Алексей Козловский пережил Анну Ахматову. Говорили, что его жена, горячая поклонница поэзии Ахматовой, привезла из Ташкента в Комарове на могилу Ахматовой горсть земли с его могилы. Так это или нет, не знаю, но склоняю голову перед этой легендой о гордой и чуткой душе, согревшей одинокую могилу Ахматовой отблесками азиатского солнца.
Азия вошла в стихи Ахматовой органично.
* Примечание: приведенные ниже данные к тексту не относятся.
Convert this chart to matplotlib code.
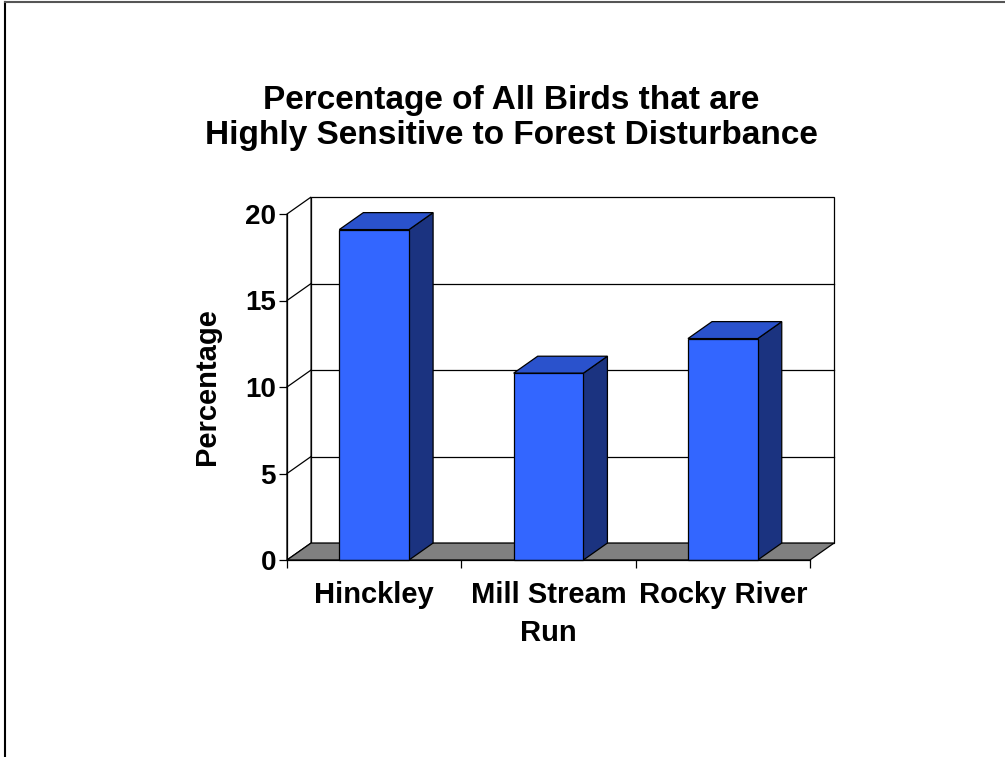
import matplotlib
matplotlib.use("Agg")
import matplotlib.pyplot as plt
from matplotlib.patches import Polygon
from matplotlib.lines import Line2D

# Data
sites = ["Hinckley", "Mill Stream\nRun", "Rocky River"]
percent_sensitive = [19.1, 10.8, 12.8]
y_ticks = [0, 5, 10, 15, 20]

# Styling
FONT = "Liberation Sans"
FRONT = "#3366FF"
TOP = "#2A52CC"
SIDE = "#1B3380"
FLOOR = "#808080"
BAR_W = 0.4
DX, DY = 0.138, 0.98   # depth offset of the 3-D walls, in data units

fig = plt.figure(figsize=(10.05, 7.57), dpi=100)
ax = fig.add_axes([287 / 1005, 197 / 757, 523 / 1005, 346 / 757])
ax.set_xlim(0, len(sites))
ax.set_ylim(0, 20)
for s in ax.spines.values():
    s.set_visible(False)
ax.patch.set_visible(False)

n = len(sites)
ymax = y_ticks[-1]

def poly(pts, fc, ec="black", lw=0.9, z=1):
    p = Polygon(pts, closed=True, facecolor=fc, edgecolor=ec, linewidth=lw,
                clip_on=False, zorder=z, joinstyle="miter")
    ax.add_patch(p)

# Back wall and side wall
poly([(DX, DY), (n + DX, DY), (n + DX, ymax + DY), (DX, ymax + DY)], "white", z=1)
poly([(0, 0), (DX, DY), (DX, ymax + DY), (0, ymax)], "white", z=1)

# Gridlines on both walls
for v in y_ticks[1:-1]:
    ax.add_line(Line2D([DX, n + DX], [v + DY, v + DY], color="black", lw=0.9,
                       clip_on=False, zorder=2))
    ax.add_line(Line2D([0, DX], [v, v + DY], color="black", lw=0.9,
                       clip_on=False, zorder=2))

# Floor
poly([(0, 0), (n, 0), (n + DX, DY), (DX, DY)], FLOOR, z=3)

# Bars
for i, v in enumerate(percent_sensitive):
    c = i + 0.5
    x0, x1 = c - BAR_W / 2, c + BAR_W / 2
    poly([(x1, 0), (x1 + DX, DY), (x1 + DX, v + DY), (x1, v)], SIDE, z=4)
    poly([(x0, v), (x1, v), (x1 + DX, v + DY), (x0 + DX, v + DY)], TOP, z=4)
    poly([(x0, 0), (x1, 0), (x1, v), (x0, v)], FRONT, z=5)

# Axes lines
ax.add_line(Line2D([0, 0], [0, ymax], color="black", lw=0.9, clip_on=False, zorder=6))
ax.add_line(Line2D([0, n], [0, 0], color="black", lw=0.9, clip_on=False, zorder=6))

ax.set_yticks(y_ticks)
ax.set_yticklabels([str(t) for t in y_ticks], fontsize=20, fontweight="bold",
                   fontfamily=FONT)
ax.set_xticks(range(n + 1))
ax.set_xticklabels([])
ax.tick_params(axis="both", direction="out", length=6, width=0.9, color="black")
ax.tick_params(axis="y", pad=2)
for i, name in enumerate(sites):
    ax.text(i + 0.5, -1.2, name, ha="center", va="top", fontsize=21,
            fontweight="bold", fontfamily=FONT, linespacing=1.45)

ax.set_ylabel("Percentage", fontsize=21, fontweight="bold", fontfamily=FONT,
              labelpad=17)

fig.text(511 / 1005, 1 - 118 / 757,
         "Percentage of All Birds that are\nHighly Sensitive to Forest Disturbance",
         ha="center", va="center", fontsize=24, fontweight="bold",
         fontfamily=FONT, linespacing=1.17)

# Page frame
fig.add_artist(Line2D([5 / 1005, 5 / 1005], [0, 1 - 2 / 757], color="black", lw=1.5,
                      transform=fig.transFigure))
fig.add_artist(Line2D([5 / 1005, 1], [1 - 2 / 757, 1 - 2 / 757], color="#555555",
                      lw=1.5, transform=fig.transFigure))

fig.savefig("out.png", dpi=100)
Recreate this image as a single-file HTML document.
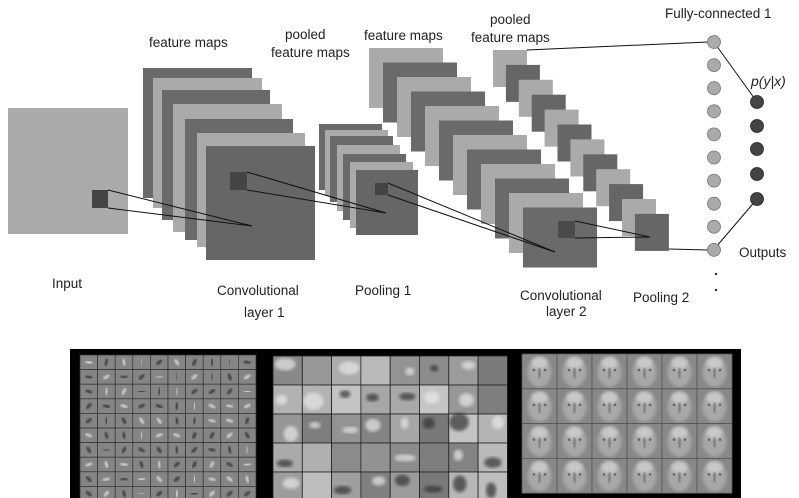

В ее русский строгий ритм вписался ташкентский пейзаж, вошли слова узбекские и бытовавшие там.
Это слияние русской и узбекской культуры, восточный прищур северных ритмов в ахматовской лирике еще ждет своего исследователя. “…Рысьи глаза твои, Азия, что-то высмотрели во мне”; или: “…Могильной чалмы благородные складки и царственный карлик – гранатовый куст”. Ведь и правда, в чалме есть что-то могильное, напоминающее купол мечети на кладбище, а сухой виноград – ведь это изюм, как точно, но никто до Ахматовой этого не сказал; многие восточные реалии бросаются в глаза: и “мангалочий дворик”, и “баранчуки”, и “Халимы соловьиное пенье”, и “свое бормотали арыки”, и “Азией пахли гвоздики”, и, наконец, такие стихи:
С грозных ли площадей Ленинграда
Иль с блаженных летейских полей
Ты прислал мне такую прохладу,
Тополями украсил ограды
И азийских светил мириады
Расстелил над печалью моей?
Кстати, слово “азийский” вместо “азиатский” введено в современный литературный язык Ахматовой, с чьей легкой руки мы его подхватили. Не могу не привести и прелестную, будто выписанную опытнейшим живописцем, акварель:
Словно по чьему-то повеленью,
Сразу стало в городе светло –
Это в каждый двор по привиденью
Белому и легкому вошло.
И дыханье их понятней слова,
А подобье их обречено
Среди неба жгуче-голубого
На арычное ложиться дно.
Сколько стихов написано об Азии, но такого нет, не было и не будет.
Не надо забывать, что стихи эти (тут я хочу продолжить мысль А. Межирова о сопротивлении в стихах Ахматовой) писались в годы войны, и это ощущение и изображение красоты природы и человеческого духа было сопротивлением горю, одиночеству, ужасам войны, было нравственным человеческим подвигом.